Ich denke an die Erzählung meiner Mama über meine Oma, die sich nach drei Kindern in den 1960er-Jahren entschieden hatte, keine weiteren zu bekommen, und deren Frauenarzt ihr riet, dass sie, sollte sie Lust verspüren, doch stattdessen einfach einen Apfel essen sollte. Sie wurde noch ein weiteres Mal schwanger und ließ sich, im Grunde als versteckter Schwangerschaftsabbruch und zur Verhütung weiterer Schwangerschaften, die Gebärmutter entfernen.

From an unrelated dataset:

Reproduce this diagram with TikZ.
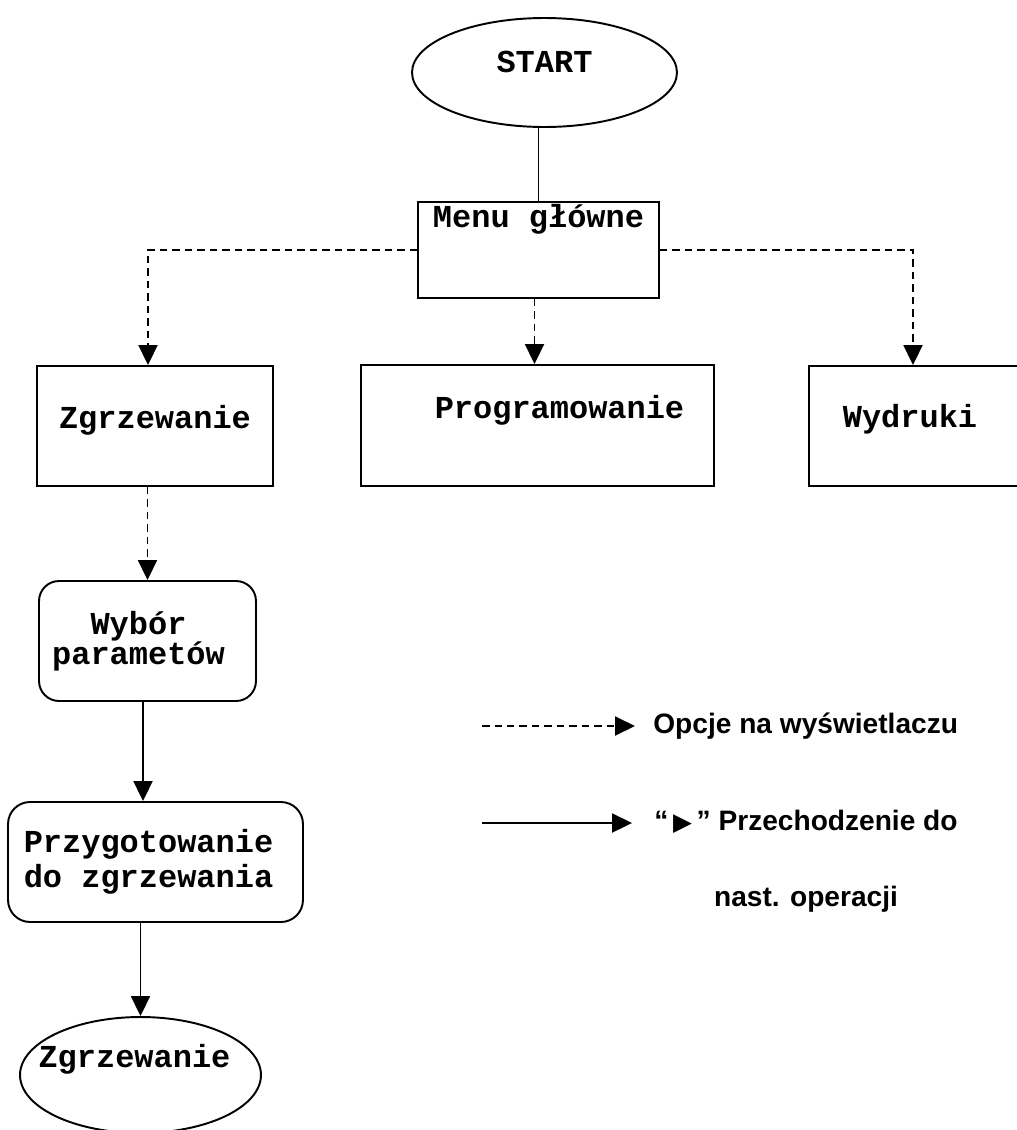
\documentclass[tikz,border=0pt]{standalone}
\usepackage{fontspec}
\usepackage{tikz}
\usetikzlibrary{shapes.geometric,arrows.meta}
\newfontfamily\courfont{Liberation Mono}
\newfontfamily\arialfont{Liberation Sans}
\newfontfamily\dejafont{DejaVu Sans}

\begin{document}
\begin{tikzpicture}[x=0.02cm, y=-0.02cm,
        line/.style={line width=1.1pt},
        opt/.style={line, ->, dash pattern=on 0.15cm off 0.1cm},
        go/.style={line, ->},
        leg/.style={inner sep=0pt, font=\arialfont\bfseries\fontsize{16}{19}\selectfont}]
        \useasboundingbox (0,0) rectangle (1017,1130);
                \begin{scope}[every node/.style={draw, line width=1.1pt, font=\courfont\bfseries\fontsize{18.2}{20}\selectfont}]
                        \node[ellipse, minimum width=5.3cm, minimum height=2.18cm, text height=0.3cm, text depth=0.3cm] (Start) at (544.5,72.5) {START};
                        \node[rectangle, inner ysep=0pt, minimum width=4.82cm, text height=0.5cm, text depth=1.42cm] (Menu) at (538.5,250) {Menu główne};
                        \node[rectangle, inner ysep=0pt, minimum width=4.72cm, text height=1.24cm, text depth=1.16cm] (Zg1) at (155,426) {Zgrzewanie};
                        \node[rectangle, inner ysep=0pt, minimum width=7.06cm, text height=1.06cm, text depth=1.36cm] (Prog) at (537.5,425.5) {\hspace*{0.88cm}Programowanie};
                        \node[rectangle, inner ysep=0pt, minimum width=4.32cm, text height=1.22cm, text depth=1.18cm] (Wyd) at (917,426) {Wydruki\hspace*{0.28cm}};
                        \node[rectangle, rounded corners=0.4cm, minimum width=4.34cm, minimum height=2.4cm, align=center] (Wyb) at (147.5,641) {Wybór\hspace*{0.36cm}\\[-3pt]parametów\hspace*{0.36cm}};
                        \node[rectangle, rounded corners=0.44cm, minimum width=5.9cm, minimum height=2.4cm, align=center] (Prz) at (155.5,862) {Przygotowanie\hspace*{0.28cm}\\do zgrzewania\hspace*{0.28cm}};
                        \node[ellipse, minimum width=4.82cm, minimum height=2.32cm, text height=0.3cm, text depth=0.62cm] (Zg2) at (140.5,1075) {\makebox[0pt]{Zgrzewanie\hspace*{0.24cm}}};
                \end{scope}
                \begin{scope}[>={Triangle[length=0.4cm,width=0.38cm]}]
                        \path[draw, line] (Menu.north) -- (Menu.north |- Start.south);
                        \path[draw, opt] (Menu.west) -| ([xshift=-0.14cm]Zg1.north);
                        \path[draw, opt] ([xshift=-0.08cm]Menu.south) -- ([xshift=-0.08cm]Menu.south |- Prog.north);
                        \path[draw, opt] (Menu.east) -| ([xshift=-0.08cm]Wyd.north);
                        \path[draw, opt] (Wyb.north |- Zg1.south) -- (Wyb.north);
                        \path[draw, go] ([xshift=-0.09cm]Wyb.south) -- ([xshift=-0.09cm]Wyb.south |- Prz.north);
                        \path[draw, go] (Zg2.north |- Prz.south) -- (Zg2.north);
                        % legenda
                        \coordinate (L1) at (482,726);
                        \coordinate (L2) at (482,823);
                        \node[leg, anchor=west] (Opt) at (653,726) {Opcje na wyświetlaczu};
                        \node[leg, align=center] (Go) at (806,861) {“\,{\dejafont\fontsize{14}{14}\selectfont ▶}\,” Przechodzenie do\\[0.86cm]nast. operacji};
                        \path[draw, opt, shorten >=0.36cm] (L1) -- (Opt.west);
                        \path[draw, go, shorten >=0.44cm] (L2) -- (L2 -| Go.west);
                \end{scope}
\end{tikzpicture}
\end{document}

Ich denke an einen Freund von mir, mit dem ich mich vor Jahren schon über eine Dating-App angefreundet habe und den ich zwar wenig sehe, der aber irgendwie Teil meines Lebens ist. Er hat mir schon früh erzählt, dass er eine Vasektomie hat vornehmen lassen, weil ihm in jungen Jahren klar war, dass er keine Kinder haben möchte. Auch davon, dass er die Vasektomie hat machen lassen, nachdem er seine damalige Freundin bei ihrem Schwangerschaftsabbruch begleitet hatte, erzählt er, als wir uns noch nicht allzu lang kennen. Ich glaube, er sagte etwas wie: „Das Mindeste, was ich tun kann, wenn ich keine Kinder haben möchte, ist, dass ich keine Person, die auch kein Kind will, in die Situation bringe, einen Schwangerschaftsabbruch machen zu müssen.“

Nicht zuletzt denke ich an die vielen Posts auf Instagram, als ein neues Gesetz in Texas erlassen werden sollte, dass es verbieten soll, Schwangerschaftsabbrüche durchzuführen, sobald ein Herzschlag auszumachen ist – was schon der Fall sein kann, wenn die Person noch gar nicht weiß, dass sie schwanger ist. Ich denke auch daran, dass der Abbruch einer Schwangerschaft in Deutschland zwar grundsätzlich durchgeführt wird, aber trotzdem illegal bleibt.

Ich mache es kurz: Nach der Wahl ist vor der Wahl. Weg mit Paragraf 219a!